Abstract:3D object detection received increasing attention in autonomous driving recently. Objects in 3D scenes are distributed with diverse orientations. Ordinary detectors do not explicitly model the variations of rotation and reflection transformations. Consequently, large networks and extensive data augmentation are required for robust detection. Recent equivariant networks explicitly model the transformation variations by applying shared networks on multiple transformed point clouds, showing great potential in object geometry modeling. However, it is difficult to apply such networks to 3D object detection in autonomous driving due to its large computation cost and slow reasoning speed.
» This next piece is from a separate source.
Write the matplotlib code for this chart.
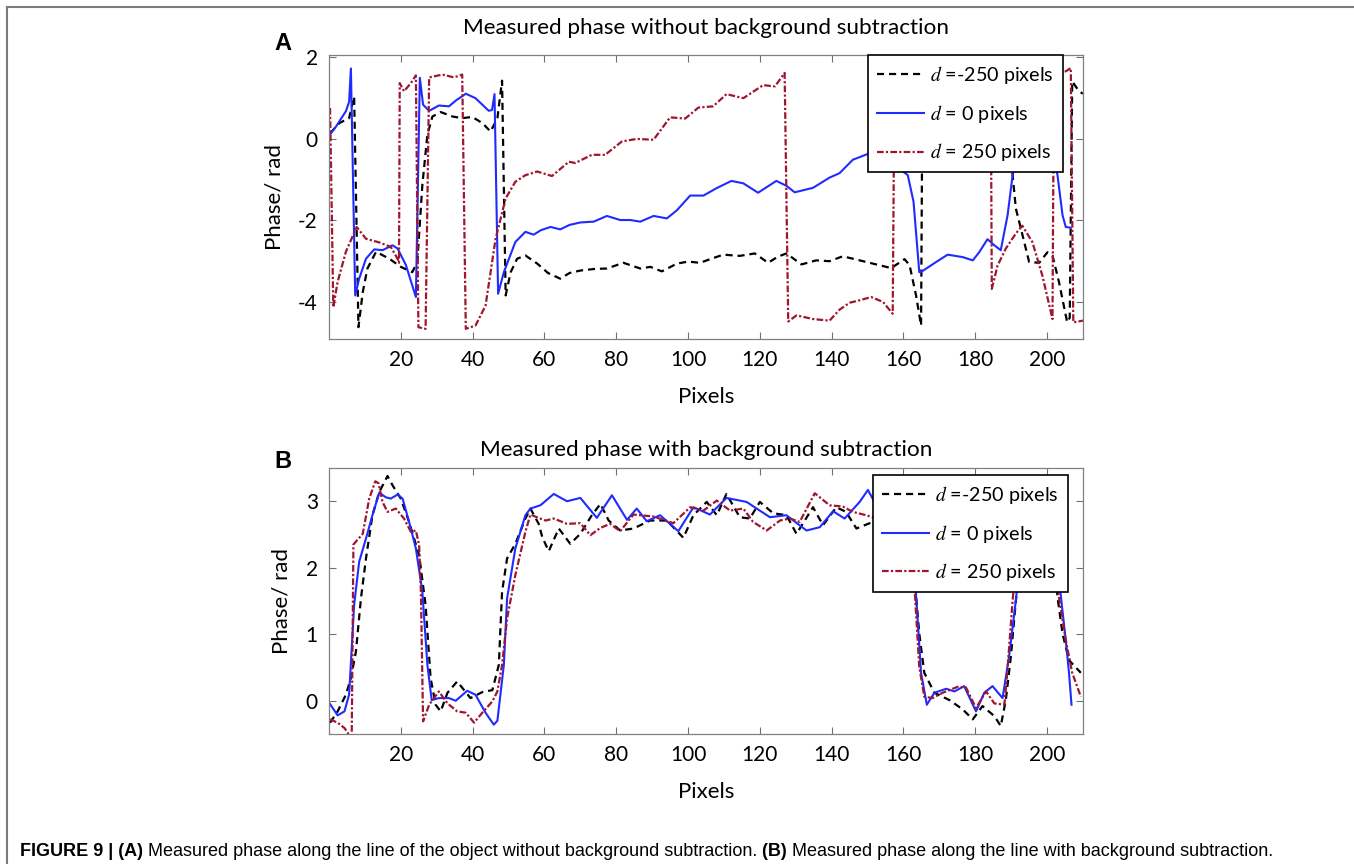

In this work, we present TED, an efficient Transformation-Equivariant 3D Detector to overcome the computation cost and speed issues. TED first applies a sparse convolution backbone to extract multi-channel transformation-equivariant voxel features; and then aligns and aggregates these equivariant features into lightweight and compact representations for high-performance 3D object detection. On the highly competitive KITTI 3D car detection leaderboard, TED ranked 1st among all submissions with competitive efficiency.